Mumbai: Animation content provider DQ Entertainment (International) will sign licensing deals with two major broadcasters to distribute animated content in Asia, a top official told Reuters on Wednesday.
In June, the company had signed a deal with Sun TV Network to provide 117 half-hour animated programmes, including four renewed properties - Casper’s Scare School, Benjamin Bear Season 1, Leonardo and Pet Pals.
“I can’t disclose the names, but two more major licensing deals are happening putting many of our properties together and these would be in India and south east Asia,” chief executive Tapaas Chakravarti told Reuters, adding that the details of the deals should be out soon.

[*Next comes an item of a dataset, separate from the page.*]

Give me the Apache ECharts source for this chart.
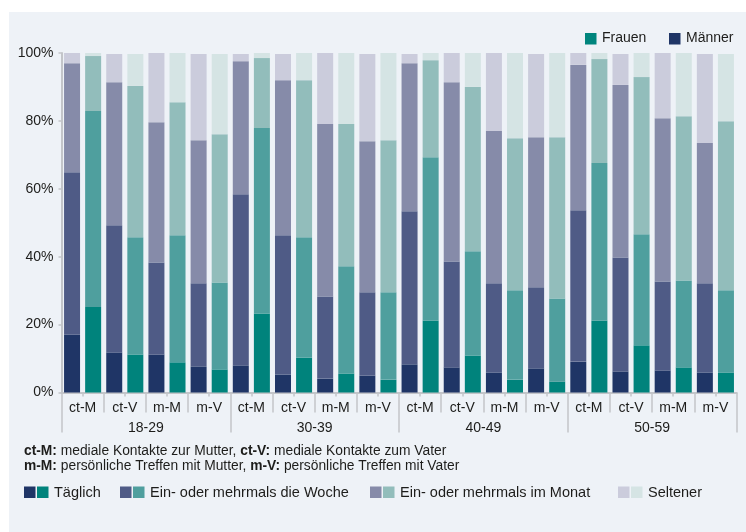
<!DOCTYPE html>
<html lang="de">
<head>
<meta charset="utf-8">
<title>Kontakte zu Eltern nach Alter</title>
<script src="https://cdn.jsdelivr.net/npm/echarts@6/dist/echarts.min.js"></script>
<style>
  html, body { margin: 0; padding: 0; background: #ffffff; }
  #panel { position: absolute; left: 9px; top: 12px; width: 737px; height: 520px; background: #eef2f7; }
  #chart { position: absolute; left: 0; top: 0; width: 746px; height: 532px; }
</style>
</head>
<body>
<div id="panel"></div>
<div id="chart"></div>
<script>
// Age groups and contact types (ct = mediale Kontakte, m = persönliche Treffen)
const ageGroups = ['18-29', '30-39', '40-49', '50-59'];
const contactTypes = ['ct-M', 'ct-V', 'm-M', 'm-V'];
const yTicks = [0, 20, 40, 60, 80, 100];

// Shares in percent, order: per age group ct-M, ct-V, m-M, m-V
const maleDaily   = [17.0, 11.8, 11.2, 7.7,  8.0, 5.3, 4.1, 5.0,  8.3, 7.4, 5.9, 7.1,  9.1, 6.2, 6.5, 5.9];
const maleWeekly  = [47.9, 37.5, 27.1, 24.5, 50.4, 41.0, 24.2, 24.5, 45.1, 31.2, 26.3, 23.9, 44.6, 33.6, 26.2, 26.3];
const maleMonthly = [32.1, 42.1, 41.3, 42.1, 39.2, 45.7, 50.8, 44.5, 43.6, 52.8, 44.8, 44.2, 42.8, 50.8, 48.1, 41.3];
const maleRarely  = [3.0, 8.3, 20.4, 25.4,  2.1, 7.7, 20.9, 25.7,  2.7, 8.6, 23.0, 24.5,  3.5, 9.1, 19.2, 26.2];

const femaleDaily   = [25.2, 11.2, 8.9, 6.8,  23.3, 10.3, 5.6, 3.8,  21.2, 10.9, 3.8, 3.2,  21.2, 13.9, 7.4, 5.9];
const femaleWeekly  = [57.7, 34.5, 37.4, 25.6, 54.6, 35.4, 31.6, 25.7, 48.1, 30.7, 26.3, 24.5, 46.4, 32.7, 25.6, 24.2];
const femaleMonthly = [16.2, 44.6, 39.2, 43.7, 20.6, 46.3, 41.9, 44.8, 28.6, 48.4, 44.8, 47.5, 30.6, 46.3, 48.4, 49.8];
const femaleRarely  = [0.9, 9.4, 14.5, 23.6,  1.5, 8.0, 20.9, 25.7,  2.1, 10.0, 25.1, 24.8,  1.8, 7.1, 18.6, 19.8];

const levelNames = ['Täglich', 'Ein- oder mehrmals die Woche', 'Ein- oder mehrmals im Monat', 'Seltener'];
const maleColors   = ['#1f3566', '#4f5b86', '#868ba9', '#cbccdc'];
const femaleColors = ['#00837c', '#4f9f9e', '#92bdbb', '#d5e4e4'];

const FONT = "'Liberation Sans', Arial, sans-serif";
const TEXT = '#1d1d1b';
const AXIS_GREY = '#c3c5c9';

// Category lists for the three stacked x-axis rows
const barCats = [], subCats = [];
ageGroups.forEach(g => contactTypes.forEach(t => {
  subCats.push(g + '|' + t);
  barCats.push(g + '|' + t + '|M', g + '|' + t + '|F');
}));

const maleLevels = [maleDaily, maleWeekly, maleMonthly, maleRarely];
const femaleLevels = [femaleDaily, femaleWeekly, femaleMonthly, femaleRarely];

// One stacked series per frequency level; men and women alternate along the axis
const series = levelNames.map((name, k) => {
  const data = [];
  for (let i = 0; i < subCats.length; i++) {
    data.push({ value: maleLevels[k][i], itemStyle: { color: maleColors[k] } });
    data.push({ value: femaleLevels[k][i], itemStyle: { color: femaleColors[k] } });
  }
  return { name, type: 'bar', stack: 'share', barWidth: 16, xAxisIndex: 0, data, silent: true };
});

// Legend blocks (paired swatches) along the bottom
const legendX = [24, 120, 370, 618];
const graphics = [];
levelNames.forEach((name, k) => {
  const x = legendX[k];
  graphics.push({ type: 'rect', left: x, top: 486.5, shape: { width: 11.5, height: 11.5 }, style: { fill: maleColors[k] } });
  graphics.push({ type: 'rect', left: x + 13, top: 486.5, shape: { width: 11.5, height: 11.5 }, style: { fill: femaleColors[k] } });
  graphics.push({ type: 'text', left: x + 30, top: 485, style: { text: name, font: '14.5px ' + FONT, fill: TEXT } });
});

// Gender legend in the top right corner
graphics.push({ type: 'rect', left: 585, top: 33, shape: { width: 11.5, height: 11.5 }, style: { fill: '#00857d' } });
graphics.push({ type: 'text', left: 602, top: 31, style: { text: 'Frauen', font: '14px ' + FONT, fill: TEXT } });
graphics.push({ type: 'rect', left: 669, top: 33, shape: { width: 11.5, height: 11.5 }, style: { fill: '#1f3566' } });
graphics.push({ type: 'text', left: 686, top: 31, style: { text: 'Männer', font: '14px ' + FONT, fill: TEXT } });

// Abbreviation notes
const noteRich = { b: { fontWeight: 'bold', fontSize: 13.8, fontFamily: FONT, fill: TEXT }, n: { fontSize: 13.8, fontFamily: FONT, fill: TEXT } };
graphics.push({ type: 'text', left: 24, top: 444.5, style: {
  text: '{b|ct-M:}{n| mediale Kontakte zur Mutter, }{b|ct-V:}{n| mediale Kontakte zum Vater}', rich: noteRich } });
graphics.push({ type: 'text', left: 24, top: 459.5, style: {
  text: '{b|m-M:}{n| persönliche Treffen mit Mutter, }{b|m-V:}{n| persönliche Treffen mit Vater}', rich: noteRich } });

const option = {
  animation: false,
  backgroundColor: 'transparent',
  textStyle: { fontFamily: FONT },
  grid: { left: 61.5, right: 9.5, top: 53, bottom: 139.5, containLabel: false },
  xAxis: [
    {
      type: 'category', data: barCats, position: 'bottom', offset: 0,
      axisLine: { show: true, lineStyle: { color: AXIS_GREY, width: 2 } },
      axisTick: { show: true, interval: 0, length: 4, lineStyle: { color: AXIS_GREY, width: 1.5 } },
      axisLabel: { show: false }, splitLine: { show: false }
    },
    {
      type: 'category', data: subCats, position: 'bottom', offset: 0,
      axisLine: { show: false },
      axisTick: { show: true, interval: 0, length: 20, lineStyle: { color: AXIS_GREY, width: 1.5 } },
      axisLabel: { show: true, interval: 0, margin: 8.5, fontSize: 14, color: TEXT, fontFamily: FONT,
        formatter: v => v.split('|')[1] },
      splitLine: { show: false }
    },
    {
      type: 'category', data: ageGroups, position: 'bottom', offset: 0,
      axisLine: { show: false },
      axisTick: { show: true, interval: 0, length: 40, lineStyle: { color: AXIS_GREY, width: 1.5 } },
      axisLabel: { show: true, interval: 0, margin: 28.5, fontSize: 14, color: TEXT, fontFamily: FONT },
      splitLine: { show: false }
    }
  ],
  yAxis: {
    type: 'value', min: yTicks[0], max: yTicks[yTicks.length - 1], interval: yTicks[1] - yTicks[0],
    axisLine: { show: true, lineStyle: { color: AXIS_GREY, width: 2 } },
    axisTick: { show: true, length: 3, lineStyle: { color: AXIS_GREY, width: 1.5 } },
    axisLabel: { margin: 8, fontSize: 14, color: TEXT, fontFamily: FONT, formatter: '{value}%' },
    splitLine: { show: false }
  },
  graphic: graphics,
  series
};

const chart = echarts.init(document.getElementById('chart'), null, { renderer: 'canvas' });
chart.setOption(option);
</script>
</body>
</html>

He said the deals are expected to unlock properties, mostly international, that have been under the company’s fold for three to four years. DQ Entertainment, which is also listed on the AIM of the London Stock Exchange, has licensing deals worth Rs640 crore to be executed over next two years or so, said Chakravarti, who founded the company. The company acquires intellectual property rights for animated films such as Casper, Lassie and Friends and the Jungle Book, or taps films available in the public domain, and produces them in a 21st century context using modern technology.
It then signs licensing deals for these films and television series to distribute the content worldwide.
In the current fiscal, the firm has signed about 30 deals for its Jungle Book and Peter Pan series and expects to close about 100 deals in next one year, Chakravarti said.
The global animation market, estimated at $68 billion in 2008, is expected to grow at a compounded annual growth rate of 10 percent to hit $100 billion by 2012, according to a Nasscom-Ernst & Young report.
DQ Entertainment plans to double its content library to 1,000 hours by acquiring and developing more intellectual properties in next one year.
The company is also planning to turn its key Jungle Book and Peter Pan properties into feature films.
“Already negotiations a re on, which by January we will be able to come up and announce, and start production,” Chakravarti. “By January, we will have the co-production partners on board.”
DQ Entertainment has planned to produce 10 to 12 films and television series in 3D stereoscopic technology in next one year, Chakravarti said.
The firm went public in March and raised Rs128 crore on its BSE debut.
About 50% of the proceeds from the initial public offering still remain to be utilised. The company plans to use this over next 7-8 months to acquire and develop intellectual property and to deploy necessary hardware and software for production, Chakravarti said.
“We would like to keep liquidity of Rs 700 million to Rs 800 million at any point of time for the next two years,” Chakravarti said, adding that it plans to raise funds in foreign currency sometime in March or April.
The company’s shares, which were trading down 3.46%, reversed losses and were up 1.7% at Rs 117.50 in afternoon trade. They closed down 2.21% on the BSE.